The effect is mural-like without becoming monumental in the dead sense. The Met records the work at forty-eight inches high and eighteen feet wide, large enough that walking along it becomes part of reading it.[4] Its scale matters because Bearden wants collage to stop behaving like something intimate and desktop-sized. He wants it to carry the density of a neighborhood. A city block becomes readable as a stack of simultaneous lives.

The 2024 Met essay on the work's soundtrack makes the point even harder. It shows that The Block originally circulated with taped street sounds, church music, jazz, voices, children at play, and even television reports on war and fire, turning the collage into something close to an urban sensorium.[5] Even if one finally agrees with Bearden's later view that the painting needed no accompaniment, the historical fact is revealing. His art already invited that extension because the visual field was built to hold many registers of Black public life at once: ritual, noise, grief, humor, faith, labor, and pressure.[4][5]

Music kept the fragments moving

Music is therefore not a side theme in Bearden. It is part of how the pictures find tempo. The National Gallery includes jazz and blues among the recurring subjects of his mature work, while the Met's soundtrack history for The Block shows how strongly curators and audiences felt the pull of sound around his imagery.[1][5] This does not mean that the collages illustrate songs. It means Bearden composes the way music organizes recurrence: through repetition with change, syncopation, breaks, returns, and layered voices.

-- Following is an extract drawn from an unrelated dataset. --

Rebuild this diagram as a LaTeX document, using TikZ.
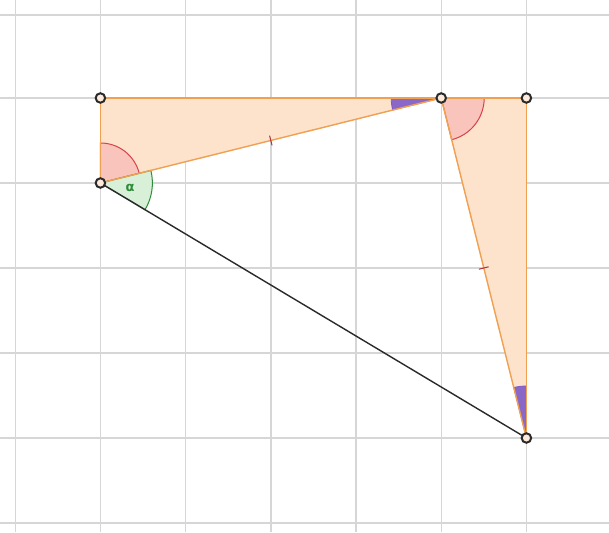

That is one reason his images stay alive instead of stiffening into cultural emblems. A Bearden room rarely settles into one frozen instant. Figures look assembled, but the composition keeps them in motion. Surfaces switch from photograph to flat color to torn paper edge and back again. The eye has to travel across the image as if following a score made of interruptions and recoveries. Bearden's gift was to make that movement feel human rather than merely formal.[1][3][5]

Why Bearden still enlarges the room

What survives most strongly in Bearden is scale of accommodation. He could take materials that usually imply incompleteness and make them hold history, migration, and ordinary life without flattening any of them into slogan.[1][2][3] The Great Migration is there, but so are the local room, the corner store, the church service, the basket of fruit, the jazz set, the remembered South, and the actual street. He made Black life visible as something architecturally full.

That is why the label "collagist" remains too small unless it is used with care. Bearden did not just cut and combine. He rebuilt pictorial space so that fractured modern experience could recover density. Harlem could be shown as both real neighborhood and symbolic stage. Southern memory could arrive without becoming pastoral haze. Music could enter visual form without turning into mere decoration. Romare Bearden made collage carry two homes at once, and then made the result feel solid enough to walk into.[1][2][3][4][5]

Sources

  1. National Gallery of Art, "Romare Bearden" - artist page on his Great Migration childhood, political-cartoon work, Spiral and Cinque leadership, and the way his mature collages portrayed migration, jazz, blues, domestic life, and family.
  2. Whitney Museum of American Art, "Romare Bearden" - artist page on his shift from abstraction back to figuration in the early 1960s and its description of Eastern Barn as a collage built from photograph and magazine cutouts, colored paper, and memories of the rural South.
  3. Smithsonian American Art Museum, "Romare Bearden" - artist biography emphasizing his archetypal figures, his use of collage materials with painting values, and his insistence that the works should be read as paintings rather than scrapbook assemblages.
  4. The Metropolitan Museum of Art, "The Block" - object page on the 1971 six-panel collage, its Harlem institutions and interior cutaways, medium, dimensions, and neighborhood tribute.
  5. Lauren Rosati, "The Sounds of The Block," The Metropolitan Museum of Art - essay on the original 1971 soundtrack, Lenox Avenue field sounds, church music, jazz, and how audio widened the work's social reading.